Before we get to Rahill, let's talk Margo Guryan, who is only a household name to a certain sect of music lovers. She was a Queens girl before relocating to Massachusetts to study classical and jazz piano at Boston University, though went on to switch her major to composition to avoid performing. Eventually, she presented her songs to Atlantic Records and was promptly signed. Consistent with her shyness toward performing when the label had her record some songs, she claimed she "couldn't damn sing!" and was kept as a writer instead. In the 60s and 70s, she wrote songs recorded by Spanky & The Gang, Glen Campbell, Cass Elliot, Harry Belafonte, and others — and did, in fact, end up recording her own music, which is sung beautifully.
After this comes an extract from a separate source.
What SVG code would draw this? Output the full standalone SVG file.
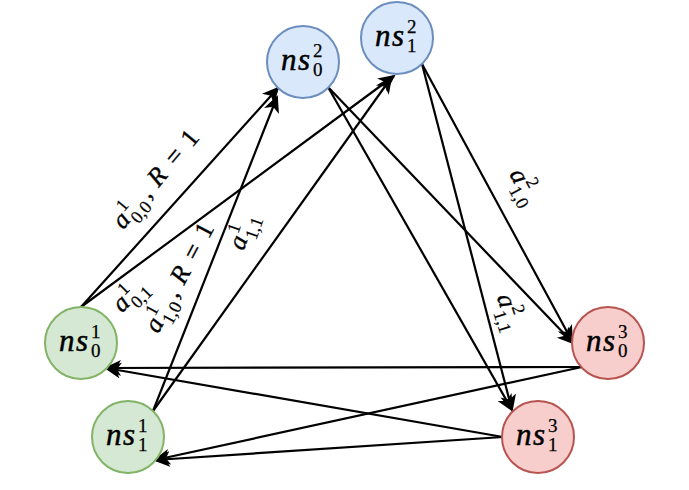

Sun was one that she recorded herself on her 1968 album Take a Picture, the only one ever released. The album's genre is categorized as Sunshine Pop and Baroque Pop on Wikipedia, the latter an especially apt description for the record's other songs that incorporated themes from Bach. Sun feels like it certainly fits in somewhere between those two genres, but there's just something special that sets it apart. I think Rahill identified it beautifully when she described her cover:
"This rendition of Sun embellishes all the things about her I love, her dips into the surreal, her airy jazz impressions and [of course] her unparalleled lyrical wit."
"This rendition of Sun embellishes all the things about her I love, her dips into the surreal, her airy jazz impressions and [of course] her unparalleled lyrical wit."
"Dips into the surreal" is such a perfect way to put it, and obviously informed how she wanted to approach the cover. There's a gorgeous spiritual feeling of light psychedelia here that reminds me a bit of The Beatles' Within You Without You. It's a beautiful tribute that I believe Margo Guryan would have loved had she lived to hear it.
SOMETHING... IRISH
Sinéad O'Connor - Famine
1994
Sinéad O'Connor - Famine
1994
Okay, I want to talk about Ireland.
With only a few days since St. Patrick's Day while still in the midst of Women's History Month, I figured we ought to shine a light on the brilliant, sorely missed Sinéad O'Connor.
By interpolating the famed Eleanor Rigby chorus, O'Connor asks Lennon and McCartney's pressing question about the lonely people: where do they all come from?
She may not precisely answer that query, but she answers some of a similar gravity:
Where did the poverty come from?
Where did the high rates of addiction come from?
Where did the potato famine come from? (Hint: it was not a famine)
Where did the poverty come from?
Where did the high rates of addiction come from?
Where did the potato famine come from? (Hint: it was not a famine)
The answer is, unsurprisingly, England.
In only five minutes in this unique hip hop track, Sinéad explores how colonial oppression imposed intentional starvation in Ireland and set in motion centuries of future intergenerational trauma weaved in the nation that has caused alcoholism, drug addiction, violence, child abuse, loss of culture, and overall "massive self-destruction."
Sinéad never shied away from talking about uncomfortable topics, knowing that we cannot allow discomfort to excuse and effectively culturally sanction acts of genuine evil. Her reputation for unfettered honesty did not encourage the world to be kind to her, but her resilience in spite of it makes her even more of one of the most significant female songwriters (and public figures in general) we've seen.